** begin **

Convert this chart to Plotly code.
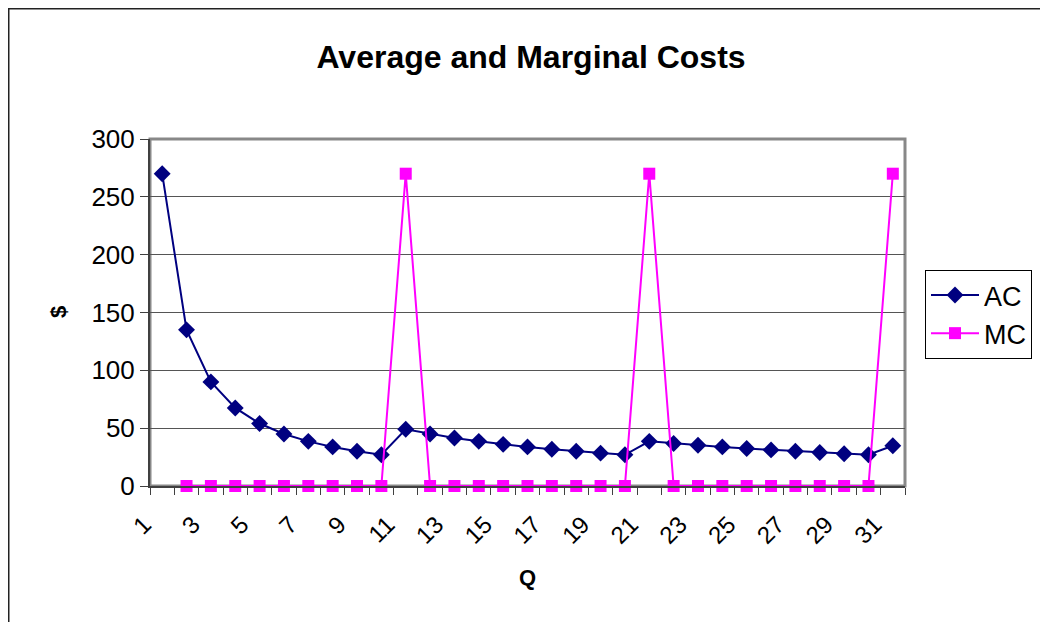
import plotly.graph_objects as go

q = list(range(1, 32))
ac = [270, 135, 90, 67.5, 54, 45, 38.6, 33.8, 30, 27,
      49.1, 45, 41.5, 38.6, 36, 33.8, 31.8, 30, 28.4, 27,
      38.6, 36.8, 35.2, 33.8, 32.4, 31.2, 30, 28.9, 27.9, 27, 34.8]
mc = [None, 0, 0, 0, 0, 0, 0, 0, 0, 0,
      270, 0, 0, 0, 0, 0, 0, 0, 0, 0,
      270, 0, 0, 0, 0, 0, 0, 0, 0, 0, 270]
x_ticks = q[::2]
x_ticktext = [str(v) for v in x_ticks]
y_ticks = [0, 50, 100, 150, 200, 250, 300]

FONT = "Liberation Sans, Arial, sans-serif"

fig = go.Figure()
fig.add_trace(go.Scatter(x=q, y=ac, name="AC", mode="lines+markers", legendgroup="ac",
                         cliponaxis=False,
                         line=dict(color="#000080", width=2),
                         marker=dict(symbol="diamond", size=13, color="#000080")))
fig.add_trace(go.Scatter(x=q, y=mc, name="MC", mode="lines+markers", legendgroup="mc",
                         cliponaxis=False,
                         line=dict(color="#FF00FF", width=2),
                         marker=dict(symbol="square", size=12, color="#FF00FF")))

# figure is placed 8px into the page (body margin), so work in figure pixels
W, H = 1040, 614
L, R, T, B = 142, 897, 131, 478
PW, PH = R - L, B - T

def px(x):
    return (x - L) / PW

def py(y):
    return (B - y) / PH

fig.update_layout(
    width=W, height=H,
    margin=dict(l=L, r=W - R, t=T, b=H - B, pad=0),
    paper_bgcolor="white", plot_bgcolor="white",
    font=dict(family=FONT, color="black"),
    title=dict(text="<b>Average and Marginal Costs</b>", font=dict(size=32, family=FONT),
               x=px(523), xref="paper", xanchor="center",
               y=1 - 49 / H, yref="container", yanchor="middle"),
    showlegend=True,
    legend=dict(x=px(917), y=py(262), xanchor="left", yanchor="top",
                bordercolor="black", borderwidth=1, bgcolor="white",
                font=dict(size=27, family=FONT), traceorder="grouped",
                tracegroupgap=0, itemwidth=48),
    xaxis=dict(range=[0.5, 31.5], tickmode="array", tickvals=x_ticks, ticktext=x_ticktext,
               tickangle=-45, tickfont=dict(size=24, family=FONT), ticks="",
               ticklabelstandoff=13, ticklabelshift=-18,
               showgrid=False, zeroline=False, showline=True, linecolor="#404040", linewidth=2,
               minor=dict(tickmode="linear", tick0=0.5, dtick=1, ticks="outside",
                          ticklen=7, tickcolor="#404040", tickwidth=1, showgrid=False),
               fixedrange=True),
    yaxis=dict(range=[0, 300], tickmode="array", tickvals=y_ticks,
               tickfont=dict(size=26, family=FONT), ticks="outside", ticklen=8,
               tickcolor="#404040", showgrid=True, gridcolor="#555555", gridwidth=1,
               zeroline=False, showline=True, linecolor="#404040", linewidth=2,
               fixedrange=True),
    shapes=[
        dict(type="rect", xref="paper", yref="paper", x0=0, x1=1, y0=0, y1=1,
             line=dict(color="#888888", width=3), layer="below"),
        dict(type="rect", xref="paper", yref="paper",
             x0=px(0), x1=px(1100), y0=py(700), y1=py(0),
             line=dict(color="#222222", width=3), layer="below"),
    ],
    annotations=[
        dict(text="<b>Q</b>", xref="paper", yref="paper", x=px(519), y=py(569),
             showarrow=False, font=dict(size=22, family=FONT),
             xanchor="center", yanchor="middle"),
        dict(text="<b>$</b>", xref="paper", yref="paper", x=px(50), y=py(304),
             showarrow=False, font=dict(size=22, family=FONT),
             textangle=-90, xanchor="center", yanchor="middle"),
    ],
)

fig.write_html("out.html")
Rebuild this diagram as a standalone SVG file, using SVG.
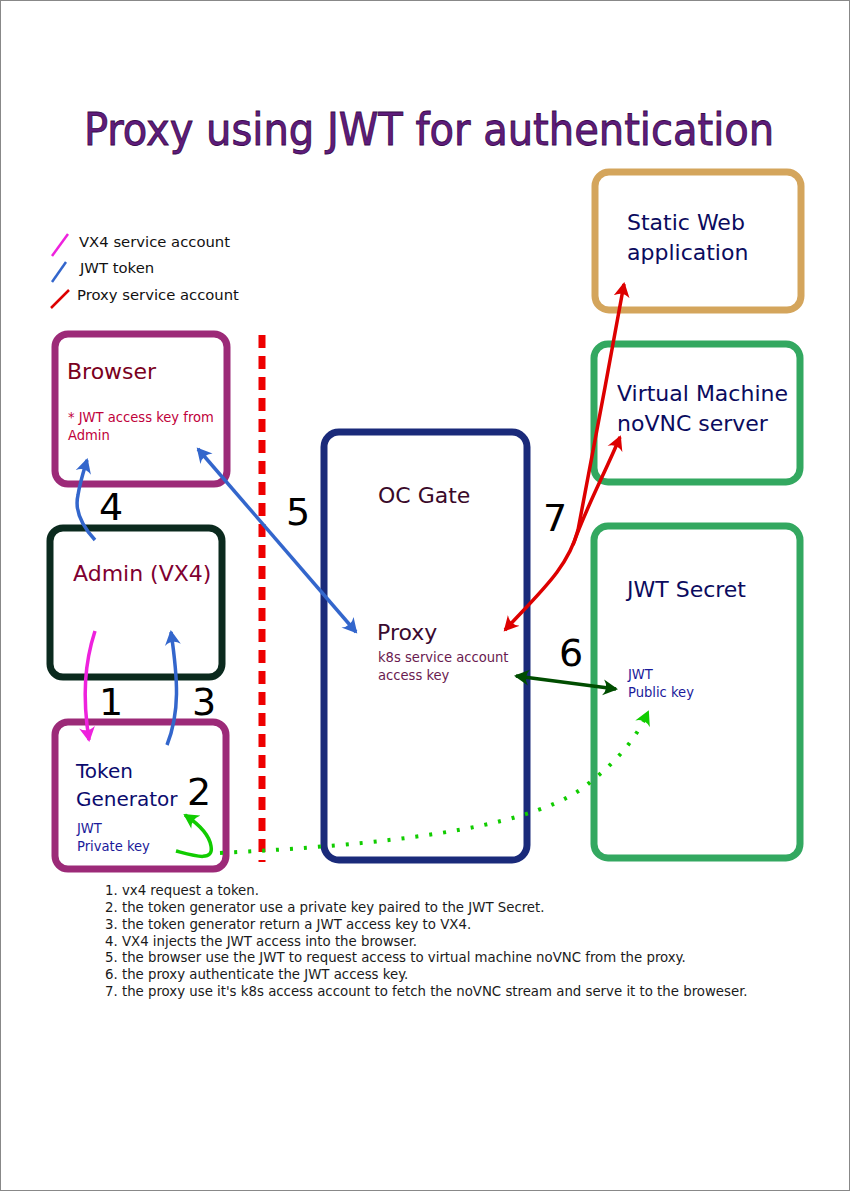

** end **

**The exercise:**
Everything from the top line of the data down to and including the line with "y_ticks = [0, 50, 100, 150, 200, 250, 300]" is to be copied, except the pictures.

**Solution to this exercise:**
Convert this chart to Plotly code.
import plotly.graph_objects as go

q = list(range(1, 32))
ac = [270, 135, 90, 67.5, 54, 45, 38.6, 33.8, 30, 27,
      49.1, 45, 41.5, 38.6, 36, 33.8, 31.8, 30, 28.4, 27,
      38.6, 36.8, 35.2, 33.8, 32.4, 31.2, 30, 28.9, 27.9, 27, 34.8]
mc = [None, 0, 0, 0, 0, 0, 0, 0, 0, 0,
      270, 0, 0, 0, 0, 0, 0, 0, 0, 0,
      270, 0, 0, 0, 0, 0, 0, 0, 0, 0, 270]
x_ticks = q[::2]
x_ticktext = [str(v) for v in x_ticks]
y_ticks = [0, 50, 100, 150, 200, 250, 300]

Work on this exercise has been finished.